**WRITTEN TASK**
Exactly the lines from the start of the data below through the line that contains "from matplotlib import pyplot as plt" are to be copied, with pictures left out.

**PROVIDED MATERIAL**

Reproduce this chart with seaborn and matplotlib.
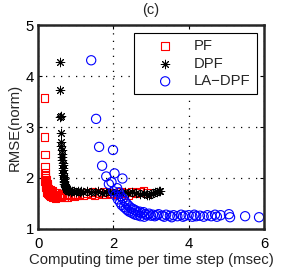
import numpy as np
import pandas as pd
import seaborn as sns
from matplotlib import pyplot as plt

# computing time per step (msec) and normalised RMSE
pf_time = [0.17, 0.17, 0.18, 0.19, 0.20, 0.18, 0.20, 0.21, 0.19, 0.22, 0.20, 0.23,
           0.21, 0.24, 0.22, 0.25, 0.26, 0.28, 0.24, 0.30, 0.27, 0.32, 0.29, 0.34,
           0.36, 0.31, 0.38, 0.40, 0.35, 0.42, 0.45, 0.40, 0.48, 0.50, 0.46, 0.55,
           0.52, 0.60, 0.58, 0.65, 0.62, 0.70, 0.68, 0.75, 0.80, 0.78, 0.85, 0.90,
           0.95, 1.00, 1.05, 1.10, 1.20, 1.30, 1.40, 1.45, 1.50, 1.60, 1.70, 1.75,
           1.80, 1.90, 2.00, 2.10, 2.20, 2.30, 2.40, 2.50, 2.60, 2.70, 2.80, 2.90]
pf_rmse = [3.57, 2.80, 2.46, 2.22, 2.10, 2.05, 2.00, 1.96, 1.93, 1.90, 1.86, 1.88,
           1.82, 1.84, 1.78, 1.80, 1.76, 1.78, 1.72, 1.74, 1.70, 1.76, 1.68, 1.72,
           1.70, 1.66, 1.74, 1.68, 1.64, 1.71, 1.66, 1.62, 1.70, 1.65, 1.60, 1.68,
           1.64, 1.66, 1.62, 1.69, 1.64, 1.67, 1.63, 1.66, 1.68, 1.63, 1.66, 1.67,
           1.64, 1.68, 1.66, 1.69, 1.67, 1.70, 1.68, 1.72, 1.66, 1.70, 1.68, 1.72,
           1.69, 1.71, 1.70, 1.68, 1.72, 1.70, 1.67, 1.73, 1.70, 1.72, 1.75, 1.71]

dpf_time = [0.57, 0.58, 0.59, 0.60, 0.61, 0.62, 0.62, 0.63, 0.63, 0.64, 0.64, 0.65,
            0.65, 0.66, 0.66, 0.67, 0.67, 0.68, 0.68, 0.69, 0.70, 0.70, 0.71, 0.72,
            0.73, 0.74, 0.75, 0.76, 0.78, 0.80, 0.82, 0.85, 0.88, 0.90, 0.95, 1.00,
            1.05, 1.10, 1.15, 1.20, 1.30, 1.40, 1.50, 1.60, 1.70, 1.80, 1.90, 2.00,
            2.10, 2.20, 2.30, 2.40, 2.50, 2.60, 2.70, 2.80, 2.90, 2.95, 3.00, 3.05,
            3.10, 3.15, 3.20, 3.25]
dpf_rmse = [4.27, 3.73, 3.20, 3.22, 2.88, 2.71, 2.62, 2.55, 2.48, 2.42, 2.36, 2.30,
            2.25, 2.20, 2.15, 2.10, 2.06, 2.02, 1.98, 1.95, 1.92, 1.88, 1.86, 1.84,
            1.82, 1.80, 1.78, 1.77, 1.76, 1.75, 1.74, 1.76, 1.73, 1.75, 1.74, 1.72,
            1.74, 1.73, 1.75, 1.72, 1.74, 1.73, 1.72, 1.74, 1.71, 1.73, 1.72, 1.71,
            1.73, 1.71, 1.72, 1.70, 1.72, 1.71, 1.69, 1.70, 1.67, 1.66, 1.69, 1.71,
            1.73, 1.72, 1.75, 1.74]

ladpf_time = [1.41, 1.54, 1.62, 1.99, 1.70, 2.03, 2.24, 1.81, 1.88, 1.95, 2.10, 2.00,
              2.15, 2.05, 2.20, 2.12, 2.25, 2.18, 2.30, 2.22, 2.35, 2.28, 2.40, 2.33,
              2.45, 2.37, 2.50, 2.42, 2.55, 2.48, 2.60, 2.53, 2.65, 2.58, 2.70, 2.64,
              2.75, 2.80, 2.72, 2.85, 2.90, 2.82, 2.95, 3.00, 3.05, 3.10, 3.15, 3.20,
              3.30, 3.35, 3.40, 3.50, 3.55, 3.60, 3.70, 3.80, 3.85, 3.90, 4.00, 4.10,
              4.15, 4.20, 4.30, 4.40, 4.50, 4.60, 4.70, 4.75, 4.85, 5.07, 5.10, 5.50,
              5.87]
ladpf_rmse = [4.31, 3.16, 2.61, 2.55, 2.24, 2.09, 1.99, 2.03, 1.88, 1.92, 1.80, 1.74,
              1.72, 1.66, 1.64, 1.58, 1.60, 1.52, 1.55, 1.47, 1.50, 1.43, 1.46, 1.40,
              1.42, 1.37, 1.40, 1.34, 1.38, 1.32, 1.36, 1.30, 1.33, 1.28, 1.34, 1.27,
              1.31, 1.33, 1.25, 1.29, 1.27, 1.24, 1.30, 1.26, 1.28, 1.25, 1.27, 1.29,
              1.26, 1.24, 1.28, 1.26, 1.23, 1.27, 1.25, 1.28, 1.24, 1.26, 1.27, 1.24,
              1.28, 1.25, 1.26, 1.24, 1.27, 1.25, 1.28, 1.24, 1.27, 1.29, 1.23, 1.25,
              1.23]

sns.set_style('ticks')
plt.rcParams['font.family'] = ['Liberation Sans', 'DejaVu Sans']

fig = plt.figure(figsize=(2.91, 2.70), dpi=100)
ax = fig.add_axes([0.131, 0.152, 0.776, 0.755])

sns.scatterplot(x=pf_time, y=pf_rmse, marker='s', s=30, color='red',
                facecolor='none', edgecolor='red', linewidth=0.8, label='PF', ax=ax)
sns.scatterplot(x=dpf_time, y=dpf_rmse, marker=(8, 2, 0), s=38, color='black',
                edgecolor='black', linewidth=0.7, label='DPF', ax=ax)
sns.scatterplot(x=ladpf_time, y=ladpf_rmse, marker='o', s=44, color='blue',
                facecolor='none', edgecolor='blue', linewidth=0.8, label='LA\u2212DPF', ax=ax)

ax.set_xlim(0, 6)
ax.set_ylim(1, 5)
ax.set_xticks([0, 2, 4, 6])
ax.set_yticks([1, 2, 3, 4, 5])
ax.grid(True, color='black', linestyle=(0, (1, 5)), linewidth=0.9)
ax.set_axisbelow(True)
for sp in ax.spines.values():
    sp.set_visible(True)
    sp.set_linewidth(1.8)
ax.tick_params(direction='in', length=3, width=0.8, top=True, right=True,
               labelsize=10.7, colors='black')
ax.tick_params(axis='x', pad=6)
ax.tick_params(axis='y', pad=3)

ax.set_xlabel('Computing time per time step (msec)', fontsize=10.7, labelpad=1)
ax.set_ylabel('RMSE(norm)', fontsize=10.7, labelpad=3)
ax.set_title('(c)', fontsize=10.5, pad=8)

leg = ax.legend(loc='upper right', bbox_to_anchor=(0.968, 0.962), borderaxespad=0,
                fancybox=False, edgecolor='black', framealpha=1, fontsize=10.7,
                labelspacing=0.25, handlelength=3.4, handletextpad=0.25,
                borderpad=0.4)
leg.get_frame().set_linewidth(0.8)

fig.savefig('out.png', dpi=100)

**FINISHED ANSWER**
Reproduce this chart with seaborn and matplotlib.
import numpy as np
import pandas as pd
import seaborn as sns
from matplotlib import pyplot as plt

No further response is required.